__DATA__:
|---|

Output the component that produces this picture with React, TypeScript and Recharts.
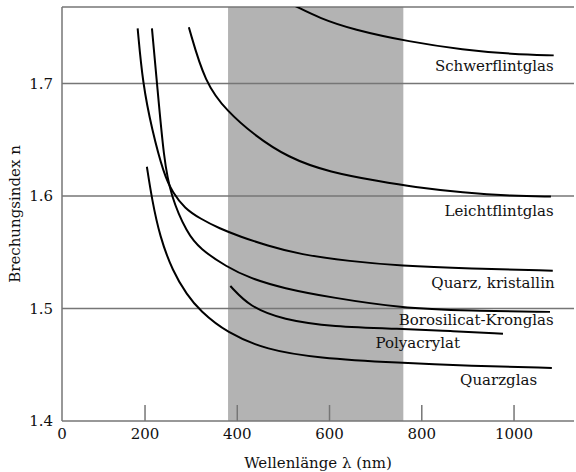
import React from 'react';
import {
  LineChart,
  Line,
  XAxis,
  YAxis,
  ReferenceArea,
  ReferenceLine,
  ReferenceDot,
} from 'recharts';

// wavelength in nm, refractive index n
const schwerflint = [
  { wl: 525, n: 1.769 }, { wl: 579, n: 1.758 }, { wl: 650, n: 1.748 },
  { wl: 774, n: 1.737 }, { wl: 889, n: 1.73 }, { wl: 997, n: 1.726 },
  { wl: 1086, n: 1.725 },
];
const leichtflint = [
  { wl: 295, n: 1.75 }, { wl: 330, n: 1.7 }, { wl: 379, n: 1.675 },
  { wl: 434, n: 1.655 }, { wl: 510, n: 1.634 }, { wl: 601, n: 1.621 },
  { wl: 709, n: 1.613 }, { wl: 781, n: 1.608 }, { wl: 889, n: 1.603 },
  { wl: 997, n: 1.6 }, { wl: 1080, n: 1.5995 },
];
const quarzKristallin = [
  { wl: 184, n: 1.749 }, { wl: 195, n: 1.7 }, { wl: 215, n: 1.659 },
  { wl: 241, n: 1.619 }, { wl: 260, n: 1.603 }, { wl: 286, n: 1.589 },
  { wl: 319, n: 1.58 }, { wl: 362, n: 1.571 }, { wl: 406, n: 1.564 },
  { wl: 464, n: 1.556 }, { wl: 536, n: 1.548 }, { wl: 644, n: 1.542 },
  { wl: 752, n: 1.538 }, { wl: 904, n: 1.5354 }, { wl: 1084, n: 1.5336 },
];
const borosilicat = [
  { wl: 215, n: 1.749 }, { wl: 226, n: 1.7 }, { wl: 241, n: 1.632 },
  { wl: 256, n: 1.6 }, { wl: 291, n: 1.567 }, { wl: 319, n: 1.553 },
  { wl: 377, n: 1.537 }, { wl: 427, n: 1.527 }, { wl: 499, n: 1.518 },
  { wl: 607, n: 1.5095 }, { wl: 752, n: 1.5006 }, { wl: 904, n: 1.498 },
  { wl: 1078, n: 1.497 },
];
const polyacrylat = [
  { wl: 385, n: 1.52 }, { wl: 427, n: 1.5015 }, { wl: 499, n: 1.49 },
  { wl: 607, n: 1.4837 }, { wl: 752, n: 1.4819 }, { wl: 861, n: 1.4801 },
  { wl: 976, n: 1.4775 },
];
const quarzglas = [
  { wl: 204, n: 1.626 }, { wl: 215, n: 1.597 }, { wl: 232, n: 1.564 },
  { wl: 260, n: 1.533 }, { wl: 291, n: 1.512 }, { wl: 319, n: 1.498 },
  { wl: 377, n: 1.4784 }, { wl: 464, n: 1.4632 }, { wl: 572, n: 1.4561 },
  { wl: 752, n: 1.4516 }, { wl: 904, n: 1.449 }, { wl: 1082, n: 1.4472 },
];

const seriesList = [
  { name: 'Schwerflintglas', data: schwerflint },
  { name: 'Leichtflintglas', data: leichtflint },
  { name: 'Quarz, kristallin', data: quarzKristallin },
  { name: 'Borosilicat-Kronglas', data: borosilicat },
  { name: 'Polyacrylat', data: polyacrylat },
  { name: 'Quarzglas', data: quarzglas },
];

// where each name sits (right end of text)
const labelSpots = [
  { text: 'Schwerflintglas', wl: 1086, n: 1.716 },
  { text: 'Leichtflintglas', wl: 1086, n: 1.587 },
  { text: 'Quarz, kristallin', wl: 1088, n: 1.523 },
  { text: 'Borosilicat-Kronglas', wl: 1086, n: 1.49 },
  { text: 'Polyacrylat', wl: 883, n: 1.470 },
  { text: 'Quarzglas', wl: 1050, n: 1.437 },
];

const X_MIN = 20;
const X_MAX = 1130;
const Y_MIN = 1.4;
const Y_MAX = 1.768;
const xTicks = [20, 200, 400, 600, 800, 1000];
const yTicks = [1.4, 1.5, 1.6, 1.7];
const visibleBand = [380, 760];

const font = 'DejaVu Serif';
const gray = '#767676';
const tickLen = 16 / 1125;
const textStyle = { fontFamily: font, fontSize: 15, fill: '#111' };

export default function App() {
  return (
    <div style={{ position: 'absolute', left: 0, top: 0, background: '#fff', fontFamily: font }}>
      <LineChart
        width={576}
        height={472}
        margin={{ top: 7, right: 2, left: 0, bottom: 0 }}
        style={{ fontFamily: font }}
      >
        <XAxis
          type="number"
          dataKey="wl"
          domain={[X_MIN, X_MAX]}
          ticks={xTicks}
          allowDataOverflow
          tickFormatter={(v: number) => (v === X_MIN ? '0' : String(v))}
          tickLine={false}
          tickSize={0}
          tickMargin={7}
          height={51}
          axisLine={{ stroke: gray, strokeWidth: 1.5 }}
          tick={textStyle}
          label={{
            value: 'Wellenlänge λ (nm)',
            position: 'insideBottom',
            offset: 4,
            style: textStyle,
          }}
        />
        <YAxis
          type="number"
          dataKey="n"
          domain={[Y_MIN, Y_MAX]}
          ticks={yTicks}
          allowDataOverflow
          tickFormatter={(v: number) => v.toFixed(1)}
          tickLine={false}
          tickSize={0}
          tickMargin={9}
          width={62}
          axisLine={{ stroke: gray, strokeWidth: 1.5 }}
          tick={textStyle}
          label={{
            value: 'Brechungsindex n',
            angle: -90,
            position: 'insideLeft',
            offset: 15,
            style: { ...textStyle, textAnchor: 'middle' },
          }}
        />
        <ReferenceArea
          x1={visibleBand[0]}
          x2={visibleBand[1]}
          y1={Y_MIN}
          y2={Y_MAX}
          fill="#b3b3b3"
          fillOpacity={1}
          stroke="none"
        />
        {[...yTicks.slice(1), Y_MAX].map((t) => (
          <ReferenceLine key={'g' + t} y={t} stroke={gray} strokeWidth={1.5} />
        ))}
        {xTicks.slice(1).map((t) => (
          <ReferenceLine
            key={'t' + t}
            segment={[{ x: t, y: Y_MIN }, { x: t, y: Y_MIN + tickLen }]}
            stroke={gray}
            strokeWidth={1.5}
          />
        ))}
        {seriesList.map((s) => (
          <Line
            key={s.name}
            name={s.name}
            data={s.data}
            dataKey="n"
            type="basis"
            stroke="#000"
            strokeWidth={2}
            dot={false}
            isAnimationActive={false}
          />
        ))}
        {labelSpots.map((l) => (
          <ReferenceDot
            key={l.text}
            x={l.wl}
            y={l.n}
            r={0}
            stroke="none"
            fill="none"
            label={{
              value: l.text,
              position: 'left',
              offset: 0,
              style: textStyle,
            }}
          />
        ))}
      </LineChart>
    </div>
  );
}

|---|

__WORK TO COMPLETE__: Omit each picture, then return all of the listing exactly as it stands.

__FINISHED EXERCISE__:
Output the component that produces this picture with React, TypeScript and Recharts.
import React from 'react';
import {
  LineChart,
  Line,
  XAxis,
  YAxis,
  ReferenceArea,
  ReferenceLine,
  ReferenceDot,
} from 'recharts';

// wavelength in nm, refractive index n
const schwerflint = [
  { wl: 525, n: 1.769 }, { wl: 579, n: 1.758 }, { wl: 650, n: 1.748 },
  { wl: 774, n: 1.737 }, { wl: 889, n: 1.73 }, { wl: 997, n: 1.726 },
  { wl: 1086, n: 1.725 },
];
const leichtflint = [
  { wl: 295, n: 1.75 }, { wl: 330, n: 1.7 }, { wl: 379, n: 1.675 },
  { wl: 434, n: 1.655 }, { wl: 510, n: 1.634 }, { wl: 601, n: 1.621 },
  { wl: 709, n: 1.613 }, { wl: 781, n: 1.608 }, { wl: 889, n: 1.603 },
  { wl: 997, n: 1.6 }, { wl: 1080, n: 1.5995 },
];
const quarzKristallin = [
  { wl: 184, n: 1.749 }, { wl: 195, n: 1.7 }, { wl: 215, n: 1.659 },
  { wl: 241, n: 1.619 }, { wl: 260, n: 1.603 }, { wl: 286, n: 1.589 },
  { wl: 319, n: 1.58 }, { wl: 362, n: 1.571 }, { wl: 406, n: 1.564 },
  { wl: 464, n: 1.556 }, { wl: 536, n: 1.548 }, { wl: 644, n: 1.542 },
  { wl: 752, n: 1.538 }, { wl: 904, n: 1.5354 }, { wl: 1084, n: 1.5336 },
];
const borosilicat = [
  { wl: 215, n: 1.749 }, { wl: 226, n: 1.7 }, { wl: 241, n: 1.632 },
  { wl: 256, n: 1.6 }, { wl: 291, n: 1.567 }, { wl: 319, n: 1.553 },
  { wl: 377, n: 1.537 }, { wl: 427, n: 1.527 }, { wl: 499, n: 1.518 },
  { wl: 607, n: 1.5095 }, { wl: 752, n: 1.5006 }, { wl: 904, n: 1.498 },
  { wl: 1078, n: 1.497 },
];
const polyacrylat = [
  { wl: 385, n: 1.52 }, { wl: 427, n: 1.5015 }, { wl: 499, n: 1.49 },
  { wl: 607, n: 1.4837 }, { wl: 752, n: 1.4819 }, { wl: 861, n: 1.4801 },
  { wl: 976, n: 1.4775 },
];
const quarzglas = [
  { wl: 204, n: 1.626 }, { wl: 215, n: 1.597 }, { wl: 232, n: 1.564 },
  { wl: 260, n: 1.533 }, { wl: 291, n: 1.512 }, { wl: 319, n: 1.498 },
  { wl: 377, n: 1.4784 }, { wl: 464, n: 1.4632 }, { wl: 572, n: 1.4561 },
  { wl: 752, n: 1.4516 }, { wl: 904, n: 1.449 }, { wl: 1082, n: 1.4472 },
];

const seriesList = [
  { name: 'Schwerflintglas', data: schwerflint },
  { name: 'Leichtflintglas', data: leichtflint },
  { name: 'Quarz, kristallin', data: quarzKristallin },
  { name: 'Borosilicat-Kronglas', data: borosilicat },
  { name: 'Polyacrylat', data: polyacrylat },
  { name: 'Quarzglas', data: quarzglas },
];

// where each name sits (right end of text)
const labelSpots = [
  { text: 'Schwerflintglas', wl: 1086, n: 1.716 },
  { text: 'Leichtflintglas', wl: 1086, n: 1.587 },
  { text: 'Quarz, kristallin', wl: 1088, n: 1.523 },
  { text: 'Borosilicat-Kronglas', wl: 1086, n: 1.49 },
  { text: 'Polyacrylat', wl: 883, n: 1.470 },
  { text: 'Quarzglas', wl: 1050, n: 1.437 },
];

const X_MIN = 20;
const X_MAX = 1130;
const Y_MIN = 1.4;
const Y_MAX = 1.768;
const xTicks = [20, 200, 400, 600, 800, 1000];
const yTicks = [1.4, 1.5, 1.6, 1.7];
const visibleBand = [380, 760];

const font = 'DejaVu Serif';
const gray = '#767676';
const tickLen = 16 / 1125;
const textStyle = { fontFamily: font, fontSize: 15, fill: '#111' };

export default function App() {
  return (
    <div style={{ position: 'absolute', left: 0, top: 0, background: '#fff', fontFamily: font }}>
      <LineChart
        width={576}
        height={472}
        margin={{ top: 7, right: 2, left: 0, bottom: 0 }}
        style={{ fontFamily: font }}
      >
        <XAxis
          type="number"
          dataKey="wl"
          domain={[X_MIN, X_MAX]}
          ticks={xTicks}
          allowDataOverflow
          tickFormatter={(v: number) => (v === X_MIN ? '0' : String(v))}
          tickLine={false}
          tickSize={0}
          tickMargin={7}
          height={51}
          axisLine={{ stroke: gray, strokeWidth: 1.5 }}
          tick={textStyle}
          label={{
            value: 'Wellenlänge λ (nm)',
            position: 'insideBottom',
            offset: 4,
            style: textStyle,
          }}
        />
        <YAxis
          type="number"
          dataKey="n"
          domain={[Y_MIN, Y_MAX]}
          ticks={yTicks}
          allowDataOverflow
          tickFormatter={(v: number) => v.toFixed(1)}
          tickLine={false}
          tickSize={0}
          tickMargin={9}
          width={62}
          axisLine={{ stroke: gray, strokeWidth: 1.5 }}
          tick={textStyle}
          label={{
            value: 'Brechungsindex n',
            angle: -90,
            position: 'insideLeft',
            offset: 15,
            style: { ...textStyle, textAnchor: 'middle' },
          }}
        />
        <ReferenceArea
          x1={visibleBand[0]}
          x2={visibleBand[1]}
          y1={Y_MIN}
          y2={Y_MAX}
          fill="#b3b3b3"
          fillOpacity={1}
          stroke="none"
        />
        {[...yTicks.slice(1), Y_MAX].map((t) => (
          <ReferenceLine key={'g' + t} y={t} stroke={gray} strokeWidth={1.5} />
        ))}
        {xTicks.slice(1).map((t) => (
          <ReferenceLine
            key={'t' + t}
            segment={[{ x: t, y: Y_MIN }, { x: t, y: Y_MIN + tickLen }]}
            stroke={gray}
            strokeWidth={1.5}
          />
        ))}
        {seriesList.map((s) => (
          <Line
            key={s.name}
            name={s.name}
            data={s.data}
            dataKey="n"
            type="basis"
            stroke="#000"
            strokeWidth={2}
            dot={false}
            isAnimationActive={false}
          />
        ))}
        {labelSpots.map((l) => (
          <ReferenceDot
            key={l.text}
            x={l.wl}
            y={l.n}
            r={0}
            stroke="none"
            fill="none"
            label={{
              value: l.text,
              position: 'left',
              offset: 0,
              style: textStyle,
            }}
          />
        ))}
      </LineChart>
    </div>
  );
}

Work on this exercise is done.